Short exercise: Please write the listing below out again exactly, leaving every picture behind.

Provided data:
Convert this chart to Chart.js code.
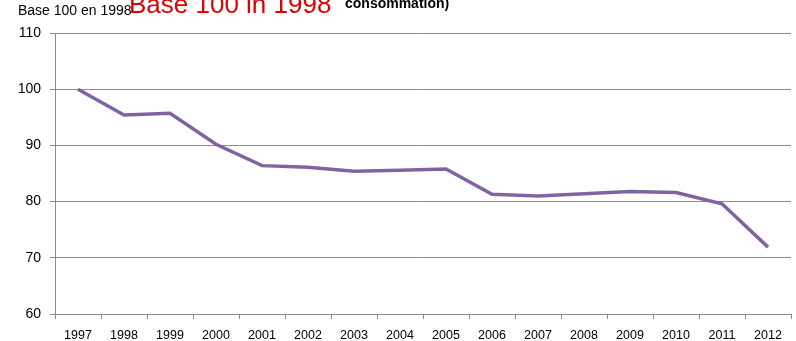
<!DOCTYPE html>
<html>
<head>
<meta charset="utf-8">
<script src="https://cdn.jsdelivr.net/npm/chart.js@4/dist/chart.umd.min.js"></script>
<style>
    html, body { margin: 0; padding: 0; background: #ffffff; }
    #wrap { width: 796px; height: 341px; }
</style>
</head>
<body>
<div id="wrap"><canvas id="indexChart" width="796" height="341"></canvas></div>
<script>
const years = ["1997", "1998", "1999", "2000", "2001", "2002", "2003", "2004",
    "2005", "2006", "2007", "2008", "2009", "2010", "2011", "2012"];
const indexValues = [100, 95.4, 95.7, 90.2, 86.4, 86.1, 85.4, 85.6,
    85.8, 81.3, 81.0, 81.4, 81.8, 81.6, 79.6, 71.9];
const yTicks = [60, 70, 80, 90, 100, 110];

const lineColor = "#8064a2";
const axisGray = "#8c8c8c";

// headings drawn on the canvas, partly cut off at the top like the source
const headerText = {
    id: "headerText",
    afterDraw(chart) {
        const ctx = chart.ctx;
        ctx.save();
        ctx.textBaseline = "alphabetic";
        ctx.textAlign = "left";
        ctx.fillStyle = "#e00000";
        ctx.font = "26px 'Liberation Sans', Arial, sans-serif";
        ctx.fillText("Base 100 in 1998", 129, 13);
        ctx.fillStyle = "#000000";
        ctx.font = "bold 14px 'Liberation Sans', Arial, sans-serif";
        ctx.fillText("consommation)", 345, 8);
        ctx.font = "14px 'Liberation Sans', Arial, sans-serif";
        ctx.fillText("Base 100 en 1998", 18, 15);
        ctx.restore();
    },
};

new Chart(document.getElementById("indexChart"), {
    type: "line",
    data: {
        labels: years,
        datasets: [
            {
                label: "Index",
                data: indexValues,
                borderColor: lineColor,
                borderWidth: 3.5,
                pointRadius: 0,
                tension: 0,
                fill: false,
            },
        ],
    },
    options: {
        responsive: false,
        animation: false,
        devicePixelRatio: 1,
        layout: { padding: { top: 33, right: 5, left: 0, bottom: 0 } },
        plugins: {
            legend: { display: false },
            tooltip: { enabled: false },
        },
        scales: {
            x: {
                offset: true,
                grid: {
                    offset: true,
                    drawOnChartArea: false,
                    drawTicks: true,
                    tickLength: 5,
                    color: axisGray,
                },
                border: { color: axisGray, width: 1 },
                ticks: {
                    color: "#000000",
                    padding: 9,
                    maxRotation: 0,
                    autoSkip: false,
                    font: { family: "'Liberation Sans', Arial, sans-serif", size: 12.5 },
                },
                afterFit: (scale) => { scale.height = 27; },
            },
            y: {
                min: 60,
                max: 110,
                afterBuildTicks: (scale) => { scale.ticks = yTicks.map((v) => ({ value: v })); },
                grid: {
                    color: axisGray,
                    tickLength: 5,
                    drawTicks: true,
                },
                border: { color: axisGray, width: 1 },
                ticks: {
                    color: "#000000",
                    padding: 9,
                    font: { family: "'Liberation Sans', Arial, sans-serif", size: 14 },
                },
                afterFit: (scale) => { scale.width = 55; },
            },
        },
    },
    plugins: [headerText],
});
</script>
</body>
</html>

Output for this exercise:
Convert this chart to Chart.js code.
<!DOCTYPE html>
<html>
<head>
<meta charset="utf-8">
<script src="https://cdn.jsdelivr.net/npm/chart.js@4/dist/chart.umd.min.js"></script>
<style>
    html, body { margin: 0; padding: 0; background: #ffffff; }
    #wrap { width: 796px; height: 341px; }
</style>
</head>
<body>
<div id="wrap"><canvas id="indexChart" width="796" height="341"></canvas></div>
<script>
const years = ["1997", "1998", "1999", "2000", "2001", "2002", "2003", "2004",
    "2005", "2006", "2007", "2008", "2009", "2010", "2011", "2012"];
const indexValues = [100, 95.4, 95.7, 90.2, 86.4, 86.1, 85.4, 85.6,
    85.8, 81.3, 81.0, 81.4, 81.8, 81.6, 79.6, 71.9];
const yTicks = [60, 70, 80, 90, 100, 110];

const lineColor = "#8064a2";
const axisGray = "#8c8c8c";

// headings drawn on the canvas, partly cut off at the top like the source
const headerText = {
    id: "headerText",
    afterDraw(chart) {
        const ctx = chart.ctx;
        ctx.save();
        ctx.textBaseline = "alphabetic";
        ctx.textAlign = "left";
        ctx.fillStyle = "#e00000";
        ctx.font = "26px 'Liberation Sans', Arial, sans-serif";
        ctx.fillText("Base 100 in 1998", 129, 13);
        ctx.fillStyle = "#000000";
        ctx.font = "bold 14px 'Liberation Sans', Arial, sans-serif";
        ctx.fillText("consommation)", 345, 8);
        ctx.font = "14px 'Liberation Sans', Arial, sans-serif";
        ctx.fillText("Base 100 en 1998", 18, 15);
        ctx.restore();
    },
};

new Chart(document.getElementById("indexChart"), {
    type: "line",
    data: {
        labels: years,
        datasets: [
            {
                label: "Index",
                data: indexValues,
                borderColor: lineColor,
                borderWidth: 3.5,
                pointRadius: 0,
                tension: 0,
                fill: false,
            },
        ],
    },
    options: {
        responsive: false,
        animation: false,
        devicePixelRatio: 1,
        layout: { padding: { top: 33, right: 5, left: 0, bottom: 0 } },
        plugins: {
            legend: { display: false },
            tooltip: { enabled: false },
        },
        scales: {
            x: {
                offset: true,
                grid: {
                    offset: true,
                    drawOnChartArea: false,
                    drawTicks: true,
                    tickLength: 5,
                    color: axisGray,
                },
                border: { color: axisGray, width: 1 },
                ticks: {
                    color: "#000000",
                    padding: 9,
                    maxRotation: 0,
                    autoSkip: false,
                    font: { family: "'Liberation Sans', Arial, sans-serif", size: 12.5 },
                },
                afterFit: (scale) => { scale.height = 27; },
            },
            y: {
                min: 60,
                max: 110,
                afterBuildTicks: (scale) => { scale.ticks = yTicks.map((v) => ({ value: v })); },
                grid: {
                    color: axisGray,
                    tickLength: 5,
                    drawTicks: true,
                },
                border: { color: axisGray, width: 1 },
                ticks: {
                    color: "#000000",
                    padding: 9,
                    font: { family: "'Liberation Sans', Arial, sans-serif", size: 14 },
                },
                afterFit: (scale) => { scale.width = 55; },
            },
        },
    },
    plugins: [headerText],
});
</script>
</body>
</html>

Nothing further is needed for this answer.